Just because you can do something, doesn’t mean you should.
The following list proves this very point. Sure, most athletes have the money to finance the recording and production of an album -- but that definitely doesn’t make it a good idea.
While there are (sadly) hundreds of options for the worst-ever songs performed by athletes, we were somehow able to whittle down the list to five records -- records that we hope are one day broken, literally.
Here, then, are the worst of the worst.
5. “Must Be the Money” by Deion Sanders (1994)
Must be the money indeed that got anyone to put their name on this track. Perhaps because Prime Time found success on both the football and baseball field, he mistakenly believed he was good at everything.
Someone seemed to have forgotten to clue in Sanders that it’s called a rhyme because it um, rhymes. The track opens with the puzzling quatrain: "You know ever since I turned pro in 1989, when I signed the dotted line/People's strange, cause things change for the better and for the worse/So I called my momma and she said ‘Baby, must be the money.’" And the self-indulgent lyrics continue. As you can imagine, the video only makes this track worse by adding bad suits, awkward dancing and, of course, MC Hammer’s living room and house. Before it was sent in foreclosure, that is. Must be the money.
4. “Sometimes When We Touch” by Manny Pacquiao (2011)
We’re not sure what would be more painful -- taking a punch in the face from Manny Pacquaio or listening to this song in its entirety. His voice is so off-tune, upon initial hearing of his performance on Jimmy Kimmel’s show, we thought he was joking. Sadly, the joke is on us and whoever else has to listen to this. We would share some lyrics with you but we really can’t hear anything but squawks and off-pitch yelling.
3. "Shoot Pass Slam" by Shaquille O’Neal (1993)
It was hard to choose just one Shaq song to appear on this list but we finally settled on the grammatically challenged “Shoot Pass Slam" from his platinum (seriously) debut album, “Shaq Diesel.” The chorus cheerfully asks, "Do you want me to shoot it? No! Do you want me to pass it? No! Do you want me to slam it? Yeah!”. We’re just glad he knew better than to even ask if we wanted him to shoot free throws.
And while the chorus is bad enough, it was the following lyric that ultimately sold us on the inclusion of this song: “Do me a favor, look up ‘Shaq’ in the dictionary/I’m sure you’ll see a picture of me, brother." Um, yeah. One would think so.
2. "K.O.B.E." by Kobe Bryant featuring Tyra Banks (2000)

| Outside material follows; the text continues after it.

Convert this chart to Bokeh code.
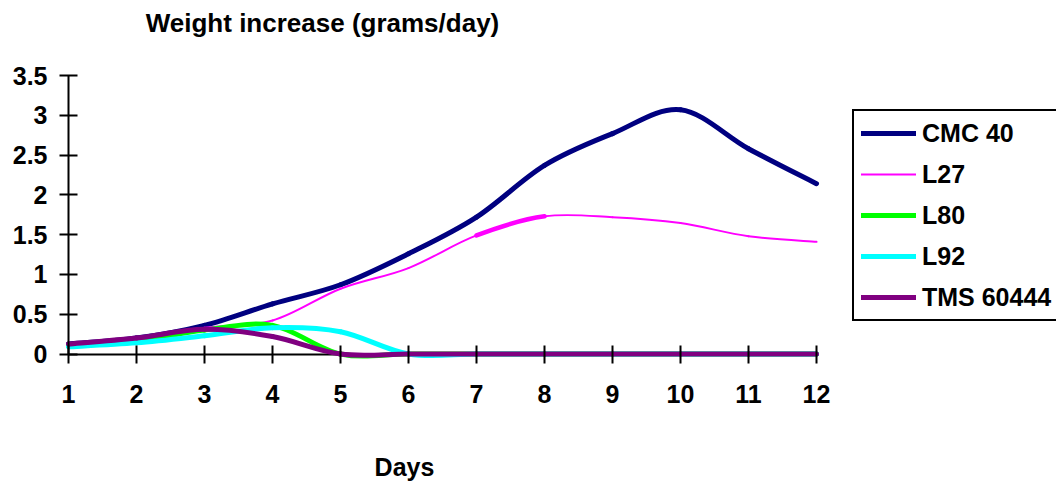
from bokeh.plotting import figure
from bokeh.models import Range1d, FixedTicker, Legend, LegendItem, Label, ColumnDataSource, LinearAxis
from bokeh.embed import file_html
from bokeh.resources import INLINE

# ---- data ----
days = [1, 2, 3, 4, 5, 6, 7, 8, 9, 10, 11, 12]
day_labels = [str(d) for d in days]
y_ticks = [0, 0.5, 1, 1.5, 2, 2.5, 3, 3.5]
y_tick_labels = ["0", "0.5", "1", "1.5", "2", "2.5", "3", "3.5"]
series_names = ["CMC 40", "L27", "L80", "L92", "TMS 60444"]
cmc40 = [0.125, 0.20, 0.36, 0.63, 0.87, 1.26, 1.72, 2.37, 2.77, 3.07, 2.58, 2.14]
l27 = [0.12, 0.18, 0.33, 0.42, 0.82, 1.08, 1.49, 1.73, 1.72, 1.645, 1.48, 1.41]
l80 = [0.10, 0.16, 0.30, 0.36, 0.0, 0.0, 0.0, 0.0, 0.0, 0.0, 0.0, 0.0]
l92 = [0.09, 0.14, 0.23, 0.33, 0.28, 0.0, 0.0, 0.0, 0.0, 0.0, 0.0, 0.0]
tms60444 = [0.125, 0.20, 0.31, 0.22, 0.0, 0.0, 0.0, 0.0, 0.0, 0.0, 0.0, 0.0]
title_text = "Weight increase (grams/day)"
xlabel_text = "Days"

colors = ["#000080", "#FF00FF", "#00FF00", "#00FFFF", "#800080"]
widths = [5, 2, 5, 5, 5]
FONT = "Liberation Sans"


def smooth_segments(xs, ys):
    """Bezier control points for a smoothed line through the data points."""
    n = len(xs)
    px = [xs[0]] + list(xs) + [xs[-1]]
    py = [ys[0]] + list(ys) + [ys[-1]]
    d = dict(x0=[], y0=[], x1=[], y1=[], cx0=[], cy0=[], cx1=[], cy1=[])
    for i in range(n - 1):
        x0, y0 = xs[i], ys[i]
        x1, y1 = xs[i + 1], ys[i + 1]
        xm, ym = px[i], py[i]
        xn, yn = px[i + 3], py[i + 3]
        d["x0"].append(x0); d["y0"].append(y0)
        d["x1"].append(x1); d["y1"].append(y1)
        d["cx0"].append(x0 + (x1 - xm) / 6.0); d["cy0"].append(y0 + (y1 - ym) / 6.0)
        d["cx1"].append(x1 - (xn - x0) / 6.0); d["cy1"].append(y1 - (yn - y0) / 6.0)
    return d


W, H = 1056, 481
# pixel placement of the plot area inside the canvas
x_first_px, x_last_px = 68.0, 816.0
y_zero_px, y_top_px = 353.5, 75.0
px_per_day = (x_last_px - x_first_px) / (days[-1] - days[0])
px_per_unit = (y_zero_px - y_top_px) / y_ticks[-1]
x_start = days[0] - x_first_px / px_per_day
x_end = days[-1] + (W - x_last_px) / px_per_day
y_end = y_ticks[-1] + y_top_px / px_per_unit
y_start = -(H - y_zero_px) / px_per_unit

p = figure(width=W, height=H, output_backend="svg", toolbar_location=None,
           x_range=Range1d(x_start, x_end), y_range=Range1d(y_start, y_end),
           x_axis_location=None, y_axis_location=None,
           min_border=0, min_border_left=0, min_border_right=0,
           min_border_top=0, min_border_bottom=0)
p.outline_line_color = None
p.xgrid.visible = False
p.ygrid.visible = False
p.background_fill_color = "white"
p.border_fill_color = "white"


def style_ticks(ax):
    ax.major_tick_in = 9
    ax.major_tick_out = 9
    ax.major_tick_line_width = 2
    ax.major_tick_line_color = "black"
    ax.minor_tick_line_color = None
    ax.major_label_text_font = FONT
    ax.major_label_text_font_style = "bold"
    ax.major_label_text_font_size = "25px"
    ax.major_label_text_color = "black"


# x axis line underneath the series
xline = LinearAxis(fixed_location=0, bounds=(days[0], days[-1]), level="underlay",
                   ticker=FixedTicker(ticks=[]), axis_line_width=2, axis_line_color="black",
                   major_tick_line_color=None, minor_tick_line_color=None,
                   major_label_text_font_size="0px")
p.add_layout(xline, "below")

# x ticks and labels on top
xa = LinearAxis(fixed_location=0, bounds=(days[0], days[-1]),
                ticker=FixedTicker(ticks=days), axis_line_color=None)
xa.major_label_overrides = {d: l for d, l in zip(days, day_labels)}
style_ticks(xa)
xa.major_label_standoff = 22
p.add_layout(xa, "below")

ya = LinearAxis(fixed_location=days[0], bounds=(y_ticks[0], y_ticks[-1]),
                ticker=FixedTicker(ticks=y_ticks), axis_line_width=2, axis_line_color="black")
ya.major_label_overrides = {t: l for t, l in zip(y_ticks, y_tick_labels)}
style_ticks(ya)
ya.major_label_standoff = 12
p.add_layout(ya, "left")

all_series = [cmc40, l27, l80, l92, tms60444]
legend_items = []
for name, vals, col, lw in zip(series_names, all_series, colors, widths):
    seg = smooth_segments(days, vals)
    seg_w = [lw] * (len(days) - 1)
    if name == "L27":
        seg_w[6] = 4.5
    seg["w"] = seg_w
    src = ColumnDataSource(seg)
    r = p.bezier(x0="x0", y0="y0", x1="x1", y1="y1", cx0="cx0", cy0="cy0",
                 cx1="cx1", cy1="cy1", source=src, line_color=col, line_width="w",
                 line_cap="round")
    legend_items.append(LegendItem(label=name, renderers=[r], index=0))

legend_bottom_px = 321
legend = Legend(items=legend_items,
                location=(852, H - legend_bottom_px),
                border_line_color="black", border_line_width=2, border_line_alpha=1.0,
                background_fill_color="white", background_fill_alpha=1.0,
                padding=7, spacing=11, glyph_width=55, glyph_height=30,
                label_height=30, label_standoff=6, margin=0,
                label_text_font=FONT, label_text_font_style="bold",
                label_text_font_size="25px", label_text_color="black")
p.add_layout(legend)

p.add_layout(Label(x=322, y=H - 22, x_units="screen", y_units="screen",
                   text=title_text, text_align="center", text_baseline="alphabetic",
                   text_font=FONT, text_font_style="bold", text_font_size="26px",
                   text_color="black"))
p.add_layout(Label(x=404, y=H - 466, x_units="screen", y_units="screen",
                   text=xlabel_text, text_align="center", text_baseline="alphabetic",
                   text_font=FONT, text_font_style="bold", text_font_size="25px",
                   text_color="black"))

open("out.html", "w").write(file_html(p, INLINE))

What happens when you combine an NBA superstar with an internationally known supermodel? Not much, as we learn on this track from 2000. With a spoken-word intro featuring the lyric, “Kobe, how many girls have said 'I love you?'/Not like, 'I love you Kobe!' like a fan but like, for real, like, 'Baby, marry me, I love you'?” this song cements its status as a train wreck before it ever truly begins. And when Kobe awkwardly tells us he lives for, “basketball, beats and broads," it’s game over. Kobe and Tyra prove that no one can be good at everything. Originally planned to be the lead-off single from a full-length album, Kobe’s ego miraculously did us all a favor and scrapped the release. We’ll never know what other gems were recorded but we’ll always have "K.O.B.E." Unfortunately.
1. "Break It Up" by Carl Lewis (1987)
We think the former Olympian is asking in song for the whole world to form some sort of human chain, which sounds like a logistical nightmare to us. Lewis sings, “Let’s all work together/you can’t win on your own -- no." Oddly enough, Lewis won multiple medals on his own in various individual track events. But, eh, whatever. The only thing more embarrassing than this song is the video. The Jane Fonda-inspired visuals feature Lewis lifting weights wearing something that can only be described as a belted leotard while someone blows bubbles at him. Footage of his track career is interspersed in the video, perhaps as a reminder of how he was able to fund such an abomination.
• “I Found It” by John Daly (2010). We have no idea what he was searching for but we’re guessing it involved a recording studio in a heavily stocked bar. Mission accomplished!
• “Untitled” by Serena Williams (2012). If Missy Elliot, Will.I.Am. and William Hung combined to have some sort of musical offspring, it would probably sound like Serena Williams.